Jill Sobule, the singer and songwriter whose gay anthem “I Kissed a Girl” and hit “Supermodel,” heard in the movie “Clueless,” were followed by three decades of touring, advocacy and a one-woman musical, died on Thursday morning in a house fire in Woodbury, Minn. She was 66.
Her death was announced by her publicist, David Elkin.
The Public Safety Department in Woodbury, a suburb of St. Paul, said that firefighters had responded at 5:30 a.m. to a report that a house was engulfed in flames. The homeowners said one person was possibly still inside. The department said that firefighters found the body of a woman in her 60s inside the house. The Woodbury Police Department confirmed that the victim was Ms. Sobule.
The cause of the fire is still under active investigation.
Ms. Sobule was scheduled to perform songs from her autobiographical one-woman musical, “F*ck7thGrade,” on Friday at Swallow Hill Music, a venue in her hometown, Denver, said Mr. Elkin said, who added that she was staying with friends in Minnesota while she rehearsed for the musical.
Ms. Sobule’s 1995 album, which contained the songs “I Kissed a Girl” and “Supermodel,” was her commercial breakthrough.
A free informal gathering will be held in Ms. Sobule’s honor instead.

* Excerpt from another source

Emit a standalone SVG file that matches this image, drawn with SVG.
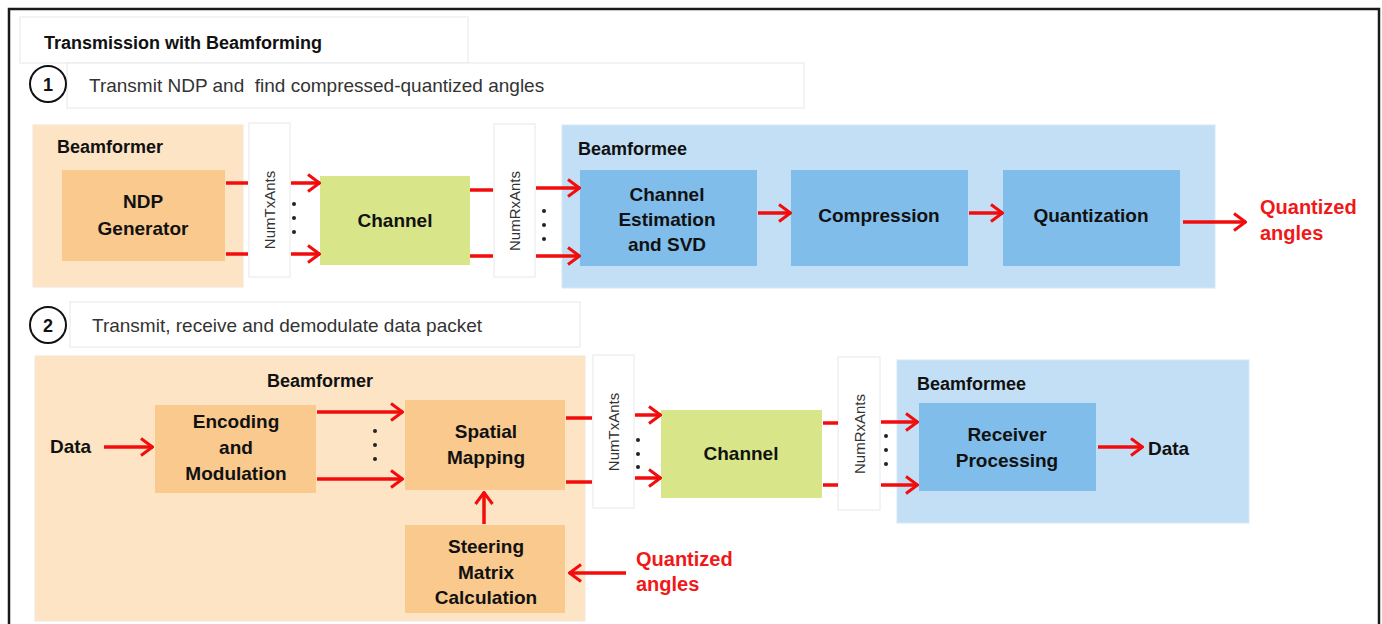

On her second album, released in 1995 called simply “Jill Sobule,” Ms. Sobule, who was bisexual, featured “I Kissed a Girl,” which tells the story of a woman who kisses a female friend:
I kissed a girl
Her lips were sweet.
She was just like kissing me.
Kissed a girl, won’t change the world
But I’m so glad
I kissed a girl!
The song came out when it was “dicey” to be a queer musician, Ms. Sobule once recalled. But it broke into the mainstream, making its way onto the Billboard charts. It reached the Top 20 of the magazine’s Modern Rock Tracks chart, then known as the Alternative Airplay chart, and was the first song with an openly gay theme to reach Top 20 of any Billboard chart. (It also reached No. 67 on the Hot 100 singles chart.)